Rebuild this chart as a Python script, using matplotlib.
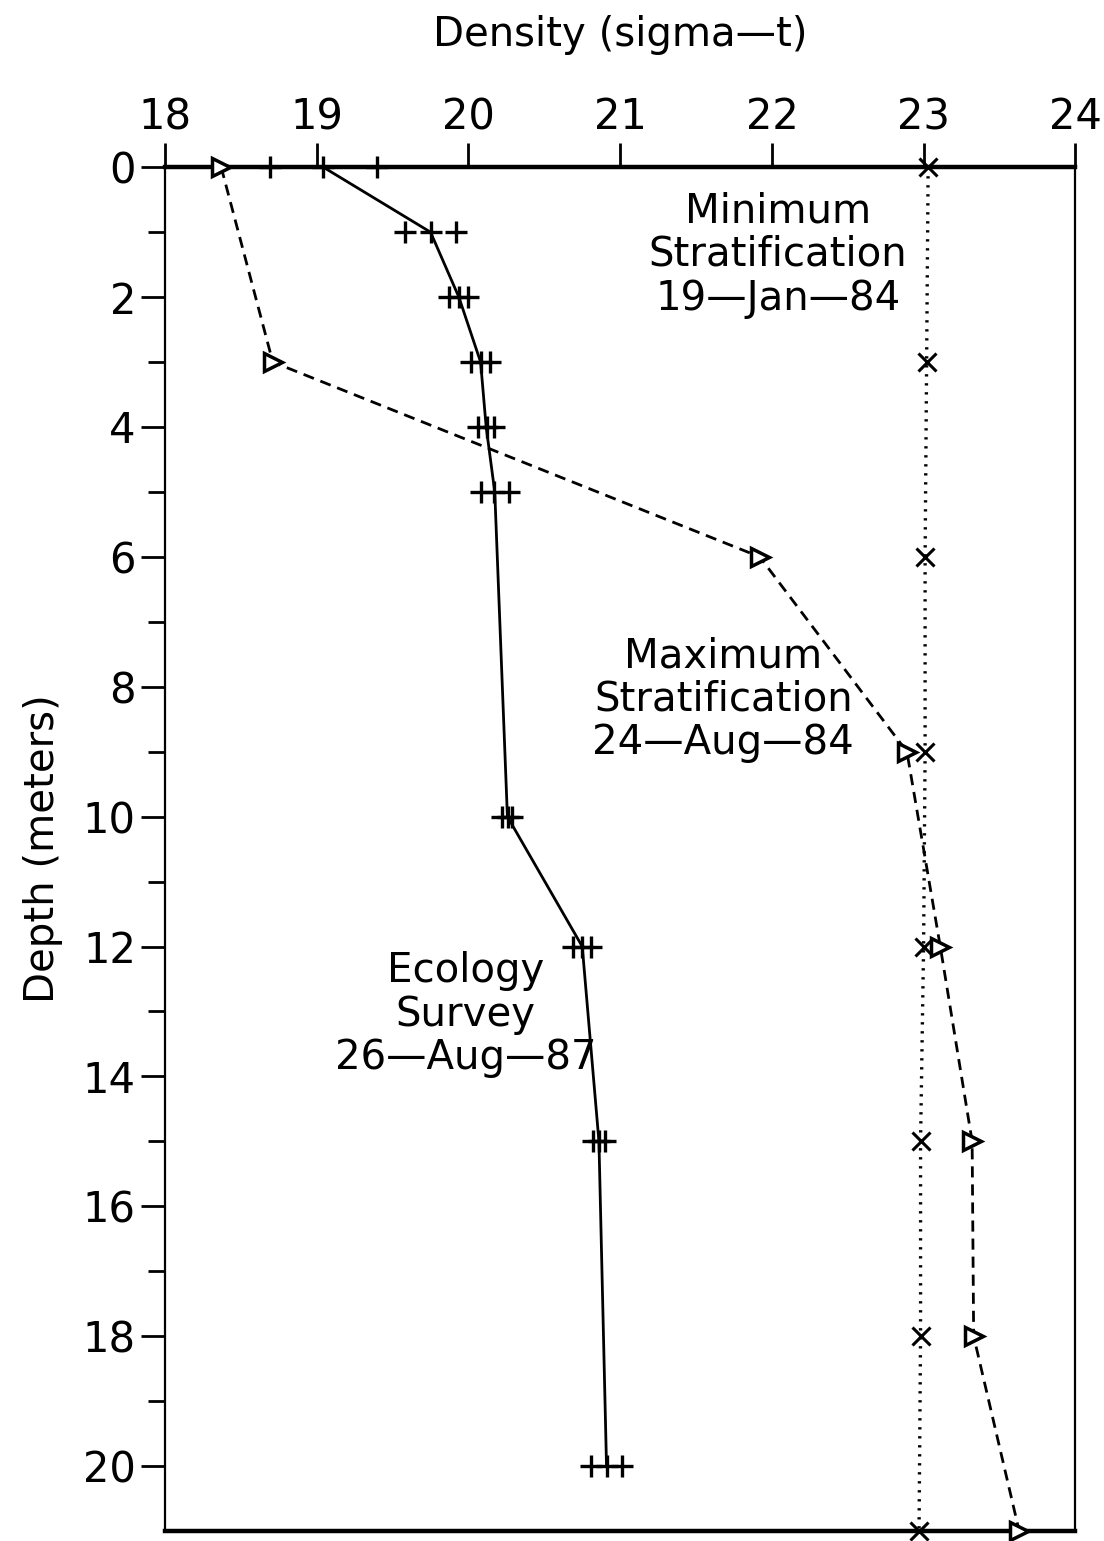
import numpy as np
import matplotlib
matplotlib.use("Agg")
import matplotlib.pyplot as plt

# ── data ──────────────────────────────────────────────────────────────────────
# Ecology survey 26-Aug-87: three replicate casts per depth
eco_depth = [0, 1, 2, 3, 4, 5, 10, 12, 15, 20]
eco_rep1 = [18.69, 19.58, 19.87, 20.02, 20.06, 20.08, 20.22, 20.69, 20.82, 20.81]
eco_rep2 = [19.04, 19.75, 19.94, 20.08, 20.12, 20.17, 20.26, 20.75, 20.86, 20.91]
eco_rep3 = [19.40, 19.92, 20.00, 20.14, 20.17, 20.27, 20.29, 20.81, 20.90, 21.01]

# 1984 profiles
strat_depth = [0, 3, 6, 9, 12, 15, 18, 21]
min_strat = [23.03, 23.02, 23.01, 23.01, 23.00, 22.98, 22.98, 22.97]   # 19-Jan-84
max_strat = [18.37, 18.71, 21.92, 22.89, 23.11, 23.32, 23.33, 23.63]   # 24-Aug-84

x_ticks = [18, 19, 20, 21, 22, 23, 24]
y_ticks = [0, 2, 4, 6, 8, 10, 12, 14, 16, 18, 20]

# ── plot ──────────────────────────────────────────────────────────────────────
plt.rcParams["font.family"] = "DejaVu Sans"
fs = 29

fig = plt.figure(figsize=(11.04, 15.41), dpi=100)
ax = fig.add_axes([0.1495, 0.0065, 0.8245, 0.885])

eco_mean = np.mean([eco_rep1, eco_rep2, eco_rep3], axis=0)
ax.plot(eco_mean, eco_depth, color="black", lw=2.0, zorder=3, clip_on=False)
for rep in (eco_rep1, eco_rep2, eco_rep3):
    ax.plot(rep, eco_depth, ls="none", marker="+", ms=16, mew=2.4,
            color="black", zorder=4, clip_on=False)

ax.plot(min_strat, strat_depth, color="black", lw=2.4, ls=(0, (0.7, 2.0)),
        marker="x", ms=13, mew=2.2, zorder=4, clip_on=False)
ax.plot(max_strat, strat_depth, color="black", lw=2.0, ls=(0, (4, 2.5)),
        marker=">", ms=13, mew=2.5, mfc="white", zorder=5, clip_on=False)

ax.text(22.04, 1.35, "Minimum\nStratification\n19—Jan—84", ha="center",
        va="center", fontsize=fs, linespacing=1.12)
ax.text(21.68, 8.2, "Maximum\nStratification\n24—Aug—84", ha="center",
        va="center", fontsize=fs, linespacing=1.12)
ax.text(19.98, 13.05, "Ecology\nSurvey\n26—Aug—87", ha="center",
        va="center", fontsize=fs, linespacing=1.12)

# axes style
ax.set_xlim(18, 24)
ax.set_ylim(21, 0)
ax.xaxis.tick_top()
ax.xaxis.set_label_position("top")
ax.set_xticks(x_ticks)
ax.set_yticks(y_ticks)
ax.set_yticks(range(1, 21, 2), minor=True)
ax.tick_params(axis="x", which="major", direction="out", length=17, width=2,
               labelsize=fs + 1, pad=4)
ax.tick_params(axis="y", which="major", direction="out", length=17, width=2,
               labelsize=fs + 1, pad=4)
ax.tick_params(axis="y", which="minor", direction="out", length=12, width=2)
ax.set_xlabel("Density (sigma—t)", fontsize=fs, labelpad=36)
ax.set_ylabel("Depth (meters)", fontsize=fs, labelpad=14)

ax.spines["top"].set_linewidth(3.2)
ax.spines["bottom"].set_linewidth(3.2)
ax.spines["left"].set_linewidth(1.6)
ax.spines["right"].set_linewidth(1.6)

fig.savefig("out.png", dpi=100)
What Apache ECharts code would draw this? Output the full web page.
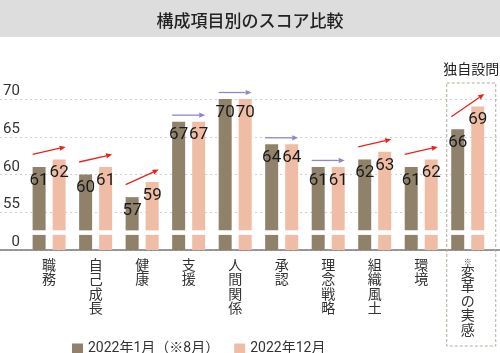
<!DOCTYPE html>
<html>
<head>
<meta charset="utf-8">
<script src="https://cdn.jsdelivr.net/npm/echarts@6/dist/echarts.min.js"></script>
<style>
  html,body{margin:0;padding:0;background:#fff;}
  #main{width:500px;height:353px;}
</style>
</head>
<body>
<div id="main"></div>
<script>
// データ
var categories = ['職務','自己成長','健康','支援','人間関係','承認','理念戦略','組織風土','環境','変革の実感'];
var scoreJan = [61,60,57,67,70,64,61,62,61,66];
var scoreDec = [62,61,59,67,70,64,61,63,62,69];
var yTicks = [50,55,60,65,70];   // 50 は「0」として表示（省略軸）
var nameJan = '2022年1月（※8月）';
var nameDec = '2022年12月';

var FONT = 'Roboto, "Noto Sans CJK JP", sans-serif';
var colJan = '#8f816a';
var colDec = '#efbda5';
var cutLow = 52.0, cutHigh = 52.6;   // 省略の白い帯

var myChart = echarts.init(document.getElementById('main'), null, {renderer:'canvas'});

function baseArr(){ return scoreJan.map(function(){ return cutLow; }); }
function gapArr(){ return scoreJan.map(function(){ return cutHigh - cutLow; }); }

var arrowData = [];
for (var i = 0; i < categories.length; i++) {
    arrowData.push([i, scoreJan[i], scoreDec[i]]);
}

function catLabel(v){
    var s = v.split('').join('\n');
    if (v === '変革の実感') s = '{s|※}\n' + s;
    return s;
}

var option = {
    textStyle:{fontFamily:FONT},
    title:{
        text:'構成項目別のスコア比較',
        left:'center',
        top:9,
        textStyle:{fontSize:17, fontWeight:500, color:'#222', fontFamily:FONT}
    },
    legend:{
        data:[nameJan, nameDec],
        left:67,
        top:337,
        icon:'rect',
        itemWidth:11,
        itemHeight:11,
        itemGap:15,
        textStyle:{fontSize:14, color:'#333', fontFamily:FONT}
    },
    grid:[
        {left:23, right:9, top:99, bottom:103},
        {left:0, right:0, top:99, bottom:103}
    ],
    xAxis:[
        {
            type:'category',
            gridIndex:0,
            data:categories,
            axisLine:{show:false},
            axisTick:{show:false},
            axisLabel:{
                interval:0,
                margin:9,
                fontSize:14,
                lineHeight:14.5,
                color:'#333',
                verticalAlign:'top',
                formatter:catLabel,
                rich:{s:{fontSize:8, lineHeight:7, color:'#333'}}
            }
        },
        {
            type:'value',
            gridIndex:1,
            min:0, max:1,
            axisLine:{show:true, lineStyle:{color:'#777', width:1.5}},
            axisTick:{show:false},
            axisLabel:{show:false},
            splitLine:{show:false}
        }
    ],
    yAxis:[
        {
            type:'value',
            gridIndex:0,
            min:yTicks[0], max:yTicks[yTicks.length-1], interval:5,
            axisLine:{show:false},
            axisTick:{show:false},
            splitLine:{show:false},
            axisLabel:{
                margin:6,
                fontSize:15,
                color:'#333',
                verticalAlign:'bottom',
                formatter:function(v){ return v === yTicks[0] ? '0' : String(v); }
            }
        },
        {
            type:'value',
            gridIndex:1,
            min:yTicks[0], max:yTicks[yTicks.length-1], interval:5,
            axisLine:{show:false},
            axisTick:{show:false},
            axisLabel:{show:false},
            splitLine:{show:true, lineStyle:{color:'#cfcfcf', type:[2,3], width:1}}
        }
    ],
    series:[
        // 1月
        {name:nameJan, type:'bar', stack:'jan', barWidth:13, barGap:'54%', data:baseArr(), itemStyle:{color:colJan}, z:2},
        {name:'gapJan', type:'bar', stack:'jan', barWidth:13, data:gapArr(), itemStyle:{color:'rgba(0,0,0,0)'}, z:2},
        {name:nameJan, type:'bar', stack:'jan', barWidth:13,
            data:scoreJan.map(function(v){ return v - cutHigh; }),
            itemStyle:{color:colJan}, z:2,
            label:{show:true, position:'insideTop', distance:5, fontSize:17, color:'#1a1a1a', fontFamily:FONT,
                formatter:function(p){ return scoreJan[p.dataIndex]; }}
        },
        // 12月
        {name:nameDec, type:'bar', stack:'dec', barWidth:13, data:baseArr(), itemStyle:{color:colDec}, z:2},
        {name:'gapDec', type:'bar', stack:'dec', barWidth:13, data:gapArr(), itemStyle:{color:'rgba(0,0,0,0)'}, z:2},
        {name:nameDec, type:'bar', stack:'dec', barWidth:13,
            data:scoreDec.map(function(v){ return v - cutHigh; }),
            itemStyle:{color:colDec}, z:2,
            label:{show:true, position:'insideTop', distance:5, fontSize:17, color:'#1a1a1a', fontFamily:FONT,
                formatter:function(p){ return scoreDec[p.dataIndex]; }}
        },
        // 矢印
        {
            name:'arrows',
            type:'custom',
            xAxisIndex:0, yAxisIndex:0,
            z:5,
            silent:true,
            data:arrowData,
            renderItem:function(params, api){
                var idx = api.value(0), a = api.value(1), b = api.value(2);
                var p = api.coord([idx, a]);
                var q = api.coord([idx, b]);
                var up = b > a;
                var off = up ? 12.5 : 6.5;
                var color = up ? '#e8231a' : '#8f86cc';
                var x1 = p[0] - 16.5, y1 = p[1] - off;
                var x2 = p[0] + 16.5, y2 = q[1] - off;
                var ang = Math.atan2(y2 - y1, x2 - x1);
                var L = 6, W = 2.6;
                var bx = x2 - L*Math.cos(ang), by = y2 - L*Math.sin(ang);
                var nx = -Math.sin(ang), ny = Math.cos(ang);
                return {
                    type:'group',
                    children:[
                        {type:'line', shape:{x1:x1, y1:y1, x2:bx, y2:by}, style:{stroke:color, lineWidth:1.3}},
                        {type:'polygon', shape:{points:[[x2,y2],[bx+nx*W,by+ny*W],[bx-nx*W,by-ny*W]]}, style:{fill:color}}
                    ]
                };
            }
        }
    ]
};

myChart.setOption(option);

// タイトル帯と「独自設問」の枠（軸の位置から計算）
var last = categories.length - 1;
var cx = myChart.convertToPixel({xAxisIndex:0}, categories[last]);
myChart.setOption({
    graphic:[
        {type:'rect', left:0, top:0, z:-10, shape:{width:500, height:37}, style:{fill:'#dddddd'}},
        {type:'rect', z:1, shape:{x:cx-21, y:83, width:49, height:263},
            style:{fill:'none', stroke:'#b8ab98', lineWidth:1, lineDash:[3,2]}},
        {type:'text', z:1, x:cx+3.5, y:70, style:{text:'独自設問', fontSize:14, fill:'#222', fontFamily:FONT,
            textAlign:'center', textVerticalAlign:'middle'}}
    ]
});
</script>
</body>
</html>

SHORT EXERCISE: From the first line of the entries above down to the line holding "import matplotlib.pyplot as plt", quote each line exactly and nothing else, skipping pictures.

FINAL ANSWER:
Rebuild this chart as a Python script, using matplotlib.
import numpy as np
import matplotlib
matplotlib.use("Agg")
import matplotlib.pyplot as plt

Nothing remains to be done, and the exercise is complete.